Overcoming language promiscuity

You’re focusing on the wrong part of the problem. I do find interesting materials for most languages, but even if the material IS interesting, I’m having a hard time sticking with a single language until I reach an advanced level.

I did manage to do it with English and French, but had a hard time with Russian, for example, even though I’d LOVE to read the Russian classics in the original without having to look up every other word in a dictionary.

I think I’ll try to take frequent breaks. Whenever it starts to get boring, I’ll do some other language for a while to keep things fresh.

Elric, try to rotate between the languages you wanted to stay with, trying to do kinda a loop like: English → French → Italian → Spanish → English → French → …
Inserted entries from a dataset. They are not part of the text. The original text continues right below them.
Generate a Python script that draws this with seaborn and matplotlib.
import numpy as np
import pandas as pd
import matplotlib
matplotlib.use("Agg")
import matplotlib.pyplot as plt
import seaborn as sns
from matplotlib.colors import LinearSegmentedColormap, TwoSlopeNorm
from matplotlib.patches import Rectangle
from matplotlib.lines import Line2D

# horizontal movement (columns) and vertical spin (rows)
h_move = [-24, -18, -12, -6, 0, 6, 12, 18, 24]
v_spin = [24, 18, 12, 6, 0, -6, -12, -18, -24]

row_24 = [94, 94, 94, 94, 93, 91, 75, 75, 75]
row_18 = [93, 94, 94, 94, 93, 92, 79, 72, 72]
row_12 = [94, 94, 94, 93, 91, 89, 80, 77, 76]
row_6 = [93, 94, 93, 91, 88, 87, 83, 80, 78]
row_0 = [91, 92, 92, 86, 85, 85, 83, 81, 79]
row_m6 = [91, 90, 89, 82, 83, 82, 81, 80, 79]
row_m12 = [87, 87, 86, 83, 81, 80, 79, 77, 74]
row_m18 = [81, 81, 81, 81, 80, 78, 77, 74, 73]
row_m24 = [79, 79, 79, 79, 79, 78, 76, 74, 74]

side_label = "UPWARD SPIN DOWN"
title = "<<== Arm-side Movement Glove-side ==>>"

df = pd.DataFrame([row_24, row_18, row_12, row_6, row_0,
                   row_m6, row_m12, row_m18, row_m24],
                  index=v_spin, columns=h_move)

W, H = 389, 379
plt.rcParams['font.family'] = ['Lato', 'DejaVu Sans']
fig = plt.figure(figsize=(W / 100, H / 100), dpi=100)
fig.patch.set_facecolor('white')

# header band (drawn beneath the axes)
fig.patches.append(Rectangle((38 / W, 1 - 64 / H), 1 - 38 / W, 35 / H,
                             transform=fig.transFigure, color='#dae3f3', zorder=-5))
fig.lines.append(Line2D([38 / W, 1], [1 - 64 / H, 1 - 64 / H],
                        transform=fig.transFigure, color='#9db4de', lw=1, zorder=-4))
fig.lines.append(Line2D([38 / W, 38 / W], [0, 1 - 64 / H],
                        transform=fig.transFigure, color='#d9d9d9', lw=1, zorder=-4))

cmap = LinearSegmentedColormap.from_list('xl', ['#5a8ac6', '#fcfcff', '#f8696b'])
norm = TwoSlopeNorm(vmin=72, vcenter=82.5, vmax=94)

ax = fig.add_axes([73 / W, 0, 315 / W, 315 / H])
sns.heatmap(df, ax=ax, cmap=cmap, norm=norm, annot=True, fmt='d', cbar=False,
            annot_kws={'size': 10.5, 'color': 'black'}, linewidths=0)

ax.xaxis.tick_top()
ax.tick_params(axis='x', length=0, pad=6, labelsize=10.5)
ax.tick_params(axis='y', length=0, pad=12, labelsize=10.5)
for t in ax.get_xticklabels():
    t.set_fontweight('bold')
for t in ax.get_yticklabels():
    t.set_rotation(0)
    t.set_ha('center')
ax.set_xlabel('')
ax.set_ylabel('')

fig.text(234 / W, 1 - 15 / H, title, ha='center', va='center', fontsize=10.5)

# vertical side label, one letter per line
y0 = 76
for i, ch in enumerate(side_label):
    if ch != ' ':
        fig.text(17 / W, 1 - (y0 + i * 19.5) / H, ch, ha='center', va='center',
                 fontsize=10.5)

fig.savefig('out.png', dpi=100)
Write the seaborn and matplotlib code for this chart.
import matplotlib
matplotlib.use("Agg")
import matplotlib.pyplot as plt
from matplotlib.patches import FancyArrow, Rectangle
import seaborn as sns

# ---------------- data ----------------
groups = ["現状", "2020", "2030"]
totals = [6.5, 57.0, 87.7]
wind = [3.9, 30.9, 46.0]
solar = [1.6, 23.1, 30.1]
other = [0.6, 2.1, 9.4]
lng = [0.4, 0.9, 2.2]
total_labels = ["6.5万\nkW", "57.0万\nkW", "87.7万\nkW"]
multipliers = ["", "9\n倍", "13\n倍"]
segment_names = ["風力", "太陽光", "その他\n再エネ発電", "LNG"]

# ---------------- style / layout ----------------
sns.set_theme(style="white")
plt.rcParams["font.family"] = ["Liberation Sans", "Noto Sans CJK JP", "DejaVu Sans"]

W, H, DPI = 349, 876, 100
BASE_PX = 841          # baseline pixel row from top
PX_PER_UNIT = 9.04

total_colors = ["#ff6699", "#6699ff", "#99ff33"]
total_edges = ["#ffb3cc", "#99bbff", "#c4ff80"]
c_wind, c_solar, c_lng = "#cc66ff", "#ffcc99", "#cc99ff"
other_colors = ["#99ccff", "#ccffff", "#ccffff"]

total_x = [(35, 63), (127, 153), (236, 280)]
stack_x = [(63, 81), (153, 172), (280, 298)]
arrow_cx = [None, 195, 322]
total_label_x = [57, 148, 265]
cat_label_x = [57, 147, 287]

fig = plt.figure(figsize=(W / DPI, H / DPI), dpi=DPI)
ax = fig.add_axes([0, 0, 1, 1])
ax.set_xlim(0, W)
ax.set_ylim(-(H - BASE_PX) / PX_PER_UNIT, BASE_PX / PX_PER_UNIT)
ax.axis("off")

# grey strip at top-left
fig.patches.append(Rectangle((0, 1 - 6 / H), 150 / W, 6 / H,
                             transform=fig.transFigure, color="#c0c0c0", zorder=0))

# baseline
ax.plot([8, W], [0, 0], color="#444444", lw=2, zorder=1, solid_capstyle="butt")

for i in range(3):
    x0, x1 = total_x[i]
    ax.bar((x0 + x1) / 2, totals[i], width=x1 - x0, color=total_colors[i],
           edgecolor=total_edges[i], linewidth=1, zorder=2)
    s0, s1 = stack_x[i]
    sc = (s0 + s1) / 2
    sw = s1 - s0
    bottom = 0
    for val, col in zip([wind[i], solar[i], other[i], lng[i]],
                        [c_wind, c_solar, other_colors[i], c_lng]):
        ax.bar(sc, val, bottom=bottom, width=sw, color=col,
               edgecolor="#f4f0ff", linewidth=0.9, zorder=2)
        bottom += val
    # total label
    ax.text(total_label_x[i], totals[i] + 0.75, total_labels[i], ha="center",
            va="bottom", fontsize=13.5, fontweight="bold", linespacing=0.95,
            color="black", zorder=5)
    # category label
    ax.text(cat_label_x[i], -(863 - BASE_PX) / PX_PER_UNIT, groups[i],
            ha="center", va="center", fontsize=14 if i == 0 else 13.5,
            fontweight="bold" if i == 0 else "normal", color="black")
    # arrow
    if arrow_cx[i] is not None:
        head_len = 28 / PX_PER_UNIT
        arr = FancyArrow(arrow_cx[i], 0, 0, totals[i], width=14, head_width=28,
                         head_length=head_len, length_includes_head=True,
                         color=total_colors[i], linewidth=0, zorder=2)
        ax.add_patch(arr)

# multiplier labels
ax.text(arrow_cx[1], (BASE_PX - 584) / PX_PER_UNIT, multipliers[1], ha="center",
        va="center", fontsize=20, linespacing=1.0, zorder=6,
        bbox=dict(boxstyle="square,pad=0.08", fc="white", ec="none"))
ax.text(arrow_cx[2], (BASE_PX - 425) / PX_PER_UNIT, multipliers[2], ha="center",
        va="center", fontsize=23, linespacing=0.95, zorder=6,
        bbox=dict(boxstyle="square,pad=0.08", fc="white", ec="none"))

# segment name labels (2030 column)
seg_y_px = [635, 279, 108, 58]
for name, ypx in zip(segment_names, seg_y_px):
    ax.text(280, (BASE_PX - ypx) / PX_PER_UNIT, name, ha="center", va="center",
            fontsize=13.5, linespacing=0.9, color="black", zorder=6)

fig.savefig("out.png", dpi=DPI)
In some of the videos from Steve’s youtube channel, he says that even though he is studying any specific language, when he comes back to refresh the others, he feels like if the study of the previous language, improve all the other languages he already knows.

As a tip for getting yourself interested, try to find material to read/listen that you want to know about it, but not with the intention of “language learning” but about the subject itself of what you want to read/listen. For example, in the beginning I learned a lot of English listening for content about astronomy, but my goal wasn’t learning English itself, but rather, learning things about astronomy, what have made me really keen and interested for a long time.
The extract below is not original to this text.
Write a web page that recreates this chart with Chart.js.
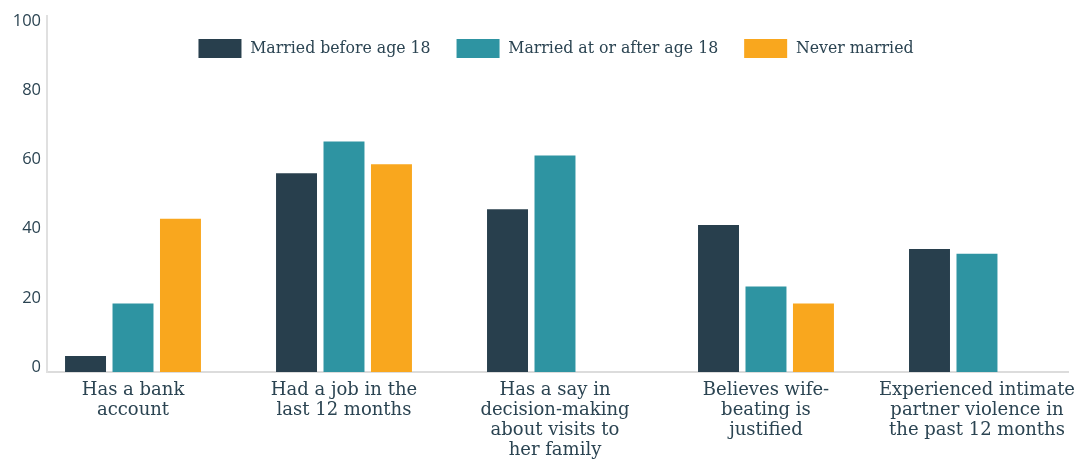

" Any culture contains enough riches to keep anyone busy for a lifetime. If a culture interests you, then finding interesting materials should be easy. If it doesn’t, then why are you wasting your time?"–Kewms
I am of the same opinion. However, if this is true, it can also be said that learning foreign languages in and of itself might be, in a sense, a very risky, time-consuming project, which you cannot recommend everyone. Study foreign languages as much as you like, at your own risk!

Yes, I agree.

But then, I’m aware that as a native English speaker I’m in a somewhat unique position.

Native English speakers are at an advantage, although they might have to tolerate non-native speakers using, or abusing that language.
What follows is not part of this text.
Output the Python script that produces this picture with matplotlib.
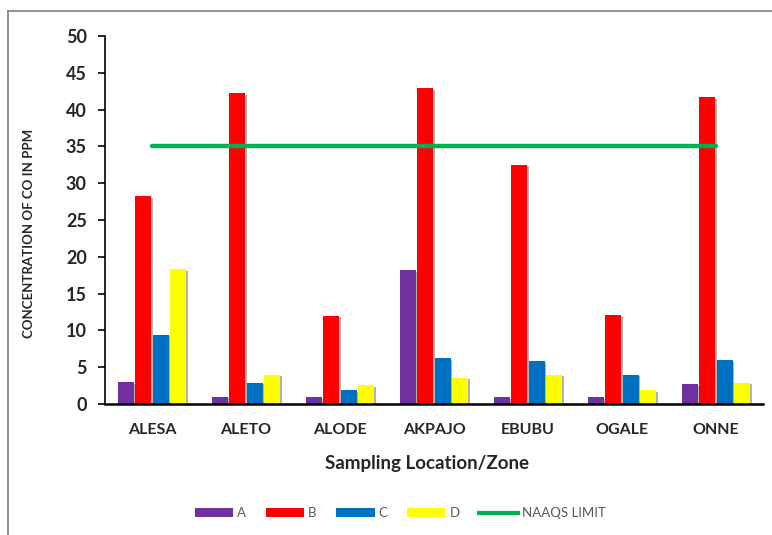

I think its weird to talk about “positions”, or what exactly do you mean? Who is not in a unique position in this thread? Why “Native”? We’re all advanced users of English. Native or not. Can you please bring some more light to your comment?

Some native speakers are less ‘native’ than non-native speakers.
In my case, I am struggling to improve my English. I hope that I am not ‘abusing’ the English language.

@Yutaka - That’s rubbish, if you mean your written English! You write better than some native-speakers I know! I guess you’re talking about your spoken English, then. And I bet that’s not half as bad as you think, either.

I agree with kewms. Native English speakers have more material available than any other languages, except for maybe French and German, for which there are some Assimil courses for example that haven’t been made in English, but there are plenty others to compensate. Native English speakers also have the advantage of millions of potential language exchange partners who want to learn English.

English boring ? You mean to say that it doesn’t seem as a challenge for you but don’t forget that you still have ways to go until you reach the C2 level ( I’m also in the same boat of course ). The lack of interesting content may drive someone to chase other languages but with the technology available now we may be able to make our own materials if need be.

Who said English is boring? I didn’t say any language is boring. I’m not studying English anyway, I have a college degree in English language and literature.

Native English speakers, and particularly Americans, have to try fairly hard to find situations where they can’t at least get by with just English. For most Americans, learning another language is entirely a “fun” project, with little or no external motivation.

(The one exception might be Spanish, but only for some people in some parts of the country.)

Just look at this thread for an example of what I mean. I should be immersing myself in Japanese. That’s why I joined this site. Yet here I am, conversing in English. Those of you who are not native speakers, on the other hand, are practicing just by participating in this thread.